The Temporal Element
The temporal element may be more active in some cognitive processes than in others. The visual system, for example, may require repeated or residual activation to simplify interpretation of motion. But the visual system may not require residual activation to process different images in rapid succession, like a slide show. When the head is rotated full circle, as in searching for a person in a large area, the absence of temporal dependency could be described as a “snapshot” effect in which all the information required for interpretation is immediately available. A fraction of a second of exposure (glance) is enough to produce a clear photographic imprint of an image in the brain. The information in that imprint is likely to be transient and self-contained; it can be complete and understandable just as a photograph is independently understandable, then completely forgotten.

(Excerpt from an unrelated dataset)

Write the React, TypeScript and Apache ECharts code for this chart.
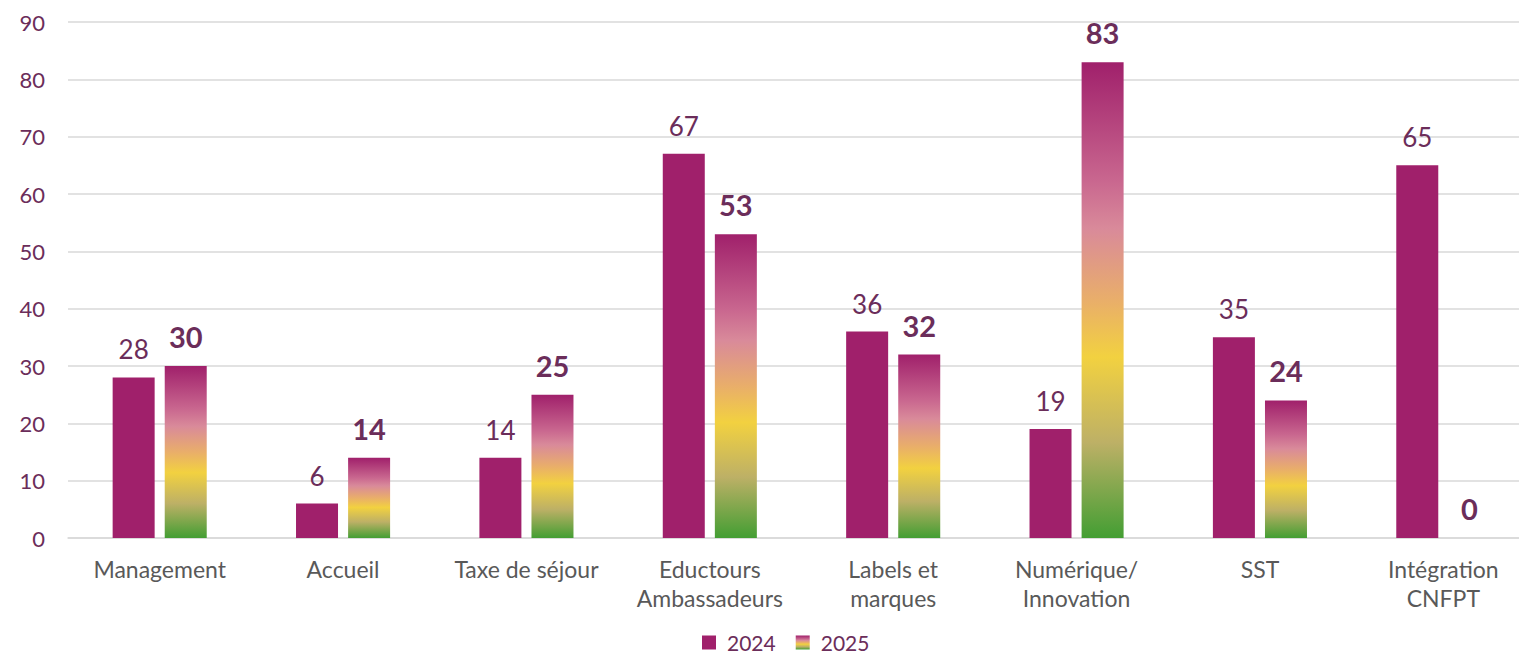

A split-second exposure to language data, however, whether written or spoken, has less information value. A single loud exclamation, such as “STOP” or “FIRE – RUN” may draw a person’s attention and motivate action, but the real information value is less than the shock value. The temporal flow of text or speech data is only meaningful in sequence. The longer the exposure available, the more likely the context will be understandable, and the more meaningful it becomes. While snapshots may be fine for visual processing where the spatial element of context dominates, an active and prominent means of temporal processing is essential for abstract thinking such as language understanding.
Time and Directionality
Some of the most successful and flexible vision processing systems use multi-directional flow of E/I. In Fukushima’s neocognitron, for example, both forward and backward propagation are used (1988, p. 66). This approach is quite useful in the image-recognition domain, but it may be less useful in more abstract or non-imaginal types of processing because it uses only snapshots of input. There is no stream of input: the network only processes a single two-dimensional image in any given time frame.
The backwards flow in Fukushima’s model is appealing because the effect resembles cuing, an important context setting process. When parts of the pattern are recognized, the output is sent backwards through the network, creating a kind of adaptive resonance that resembles selective attention. This helps the sensory input portion of the network focus on recognizable areas of the pattern (Fukushima, 1988, p. 67). The paths of backward and forward flow in Fukushima’s network are separate, but through interconnections between the paths, the backward selective-attention signals facilitate the forward signals, while the forward signals provide virtual gates for the backward signal flow.
The elaborate scheme embodied in the Fukushima model is consistent with the cuing principle; for image processing, it works extremely well. Because of the temporally restricted frame of input, however, it does not resemble the type of processing required for language processing, reasoning, or other cognitive activities that involve a stream of input and a volley of forward and backward constraints that govern the output. Ergo, while this can serve as a good component for a model for language understanding, it cannot handle all the processes, especially change over time, needed for robust interpretation. MIPUS, you and I will need something more robust to be able to perform more complex cognitive tasks, especially understanding human language communication.